+++ DATA BLOCK

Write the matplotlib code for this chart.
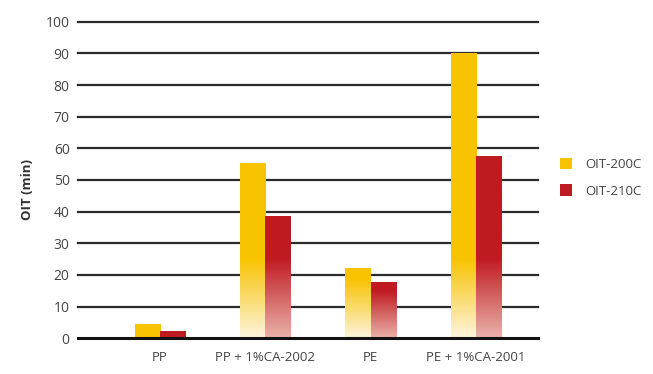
import numpy as np
import matplotlib.pyplot as plt
from matplotlib.patches import Patch
from matplotlib.colors import to_rgb

# Data
categories = ['PP', 'PP + 1%CA-2002', 'PE', 'PE + 1%CA-2001']
oit_200c = [4.2, 55, 21.8, 90]
oit_210c = [1.9, 38.4, 17.4, 57.4]
series_labels = ['OIT-200C', 'OIT-210C']
yticks = list(range(0, 101, 10))

# Styling
yellow = '#f8c300'
yellow_pale = '#fdf4de'
red = '#c01b22'
red_pale = '#eab2aa'
grid_color = '#2b2b2b'
text_color = '#444444'
bar_width = 0.24

plt.rcParams['font.family'] = ['Open Sans', 'DejaVu Sans']

fig = plt.figure(figsize=(6.53, 3.74), dpi=100)
ax = fig.add_axes([0.1194, 0.0955, 0.7044, 0.8465])


def gradient_bar(ax, x0, width, height, full, pale):
    # solid at top, fading to pale towards the base
    if height <= 0:
        return
    n = 200
    ys = np.linspace(0, height, n)
    fade = min(25.0, 0.85 * height) if height > 10 else 0.0
    t = np.ones(n) if fade == 0 else np.clip(ys / fade, 0, 1)
    c_full = np.array(to_rgb(full))
    c_pale = np.array(to_rgb(pale))
    img = c_pale[None, :] + (c_full - c_pale)[None, :] * t[:, None]
    ax.imshow(img[:, None, :], extent=[x0, x0 + width, 0, height],
              origin='lower', aspect='auto', zorder=3, interpolation='bilinear')


x = np.arange(len(categories))
for i in range(len(categories)):
    gradient_bar(ax, x[i] - bar_width, bar_width, oit_200c[i], yellow, yellow_pale)
    gradient_bar(ax, x[i], bar_width, oit_210c[i], red, red_pale)

# horizontal grid lines
for v in yticks:
    lw = 2.2 if v == 0 else 1.6
    col = '#111111' if v == 0 else grid_color
    ax.axhline(v, color=col, linewidth=lw, zorder=1 if v else 4, clip_on=False)

ax.set_xlim(-0.78, 3.59)
ax.set_ylim(0, 100)
ax.set_aspect('auto')

for s in ax.spines.values():
    s.set_visible(False)

ax.set_yticks(yticks)
ax.set_yticklabels([str(v) for v in yticks], fontsize=10, color=text_color)
ax.tick_params(axis='y', length=0, pad=6)
ax.set_xticks(x)
ax.set_xticklabels(categories, fontsize=9.5, color=text_color)
ax.tick_params(axis='x', length=0, pad=9)

ax.set_ylabel('OIT (min)', fontsize=9.5, fontweight='bold', color='#333333', labelpad=12)
ax.yaxis.set_label_coords(-0.095, 0.47)

handles = [Patch(facecolor=yellow, edgecolor='none'), Patch(facecolor=red, edgecolor='none')]
fig.legend(handles, series_labels, loc='center left', bbox_to_anchor=(0.84, 0.525),
           frameon=False, fontsize=9.5, handlelength=0.9, handleheight=1.0,
           handletextpad=1.0, labelspacing=1.0, labelcolor=text_color)

fig.savefig('out.png', dpi=100)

++++++

Pick out every line with the string "matplotlib" and copy it.

_REPLY TO THE TASK_:
Write the matplotlib code for this chart.
import matplotlib.pyplot as plt
from matplotlib.patches import Patch
from matplotlib.colors import to_rgb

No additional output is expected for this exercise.